Family Traits


“The spirit of poverty and the love of work” are Marie Poussepin’s last recommendations: “May the Community never degenerate on this point.” Our first sisters led a poor and laborious life, “without being different from the persons living in the world except for their piety and modesty of their dress.” Their poverty manifests itself by a great simplicity which, from the beginning, has characterized the Community. They hand-knit stockings to support themselves “simply, frugally, and without being a burden to anyone,” and to help the poor gratuitously, “seeking only the glory of God and the good of neighbor.” 

Source: Original Vision (In the Constitutions) 

Charitable Marie Poussepin (Documentation Center - La Grande Bretèche)Charitable Marie Poussepin (Documentation Center - La Grande Bretèche)

Simplicity, work and poverty

Simplicity, a family trait, appears in the Rule of Sainville and the life of Marie Poussepin as an attitude of humility. It should identify each one of our personal and community attitudes, as well as the whole of our life. It places us in the truth of who we are in front of the Lord and others. It helps us to discover, in joy, that our strength, security and freedom come from God. It makes us value, in truth, our personal and community gifts without ostentation or fear. It encourages us to put them at the service of others.
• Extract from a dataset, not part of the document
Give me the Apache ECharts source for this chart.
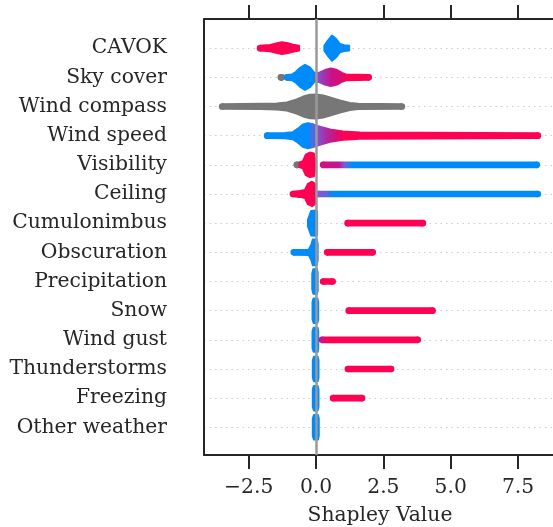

Love of work, applying ourselves to it with all our strength and according to our possibilities, allows us to assist the poor without burdening anyone. Negligence in this aspect has to be considered as a dangerous temptation (cf. R XXVI & XLIII). For Marie Poussepin, all the “tasks” necessary for the “good of the community” are ways of participation in the common work. They are not equal but all of them are necessary: there is no hierarchy but only complementarity among them to make life and mission possible. In Sainville free service and alms are possible, thanks to the persevering work of all the sisters. The freedom to announce the Word is not conditioned by the need to be economically dependent on those whom the Word is addressed. Missionary activities and financial means are often related today in our apostolic life. Work, poverty and resources placed in common allow gratuitous service and ensure freedom.

For Marie Poussepin all the “tasks” necessary for the “good of the community” are ways of participation in the common work


A serious and careful reflection is constantly needed. It takes into account different socio- economic contexts in which we are present so that the "Word will not be chained" and the poor could have recourse "without money, to the sources of living water" (Is 55:1). There is a close relationship between simplicity, work and poverty. The latter is expressed as detachment, sharing, gratuitousness, and surrendering into the hands of God. Thus lived, poverty awakens us to the urgencies and situations of so many people and countries; it sets into action our strength and our personal and Congregational energy.

The seriousness of our commitment should call us from the moment of our entrance into the Congregation, to learn personally and  in community, how to live a poor life. Regardless of the place where we find ourselves or the responsibility entrusted to us, the evangelizing action has to be coherent with our preferential option for the poor. Our life should reflect the attitude of evangelical poverty if we are to contribute to the growth of understanding and justice among peoples and individuals.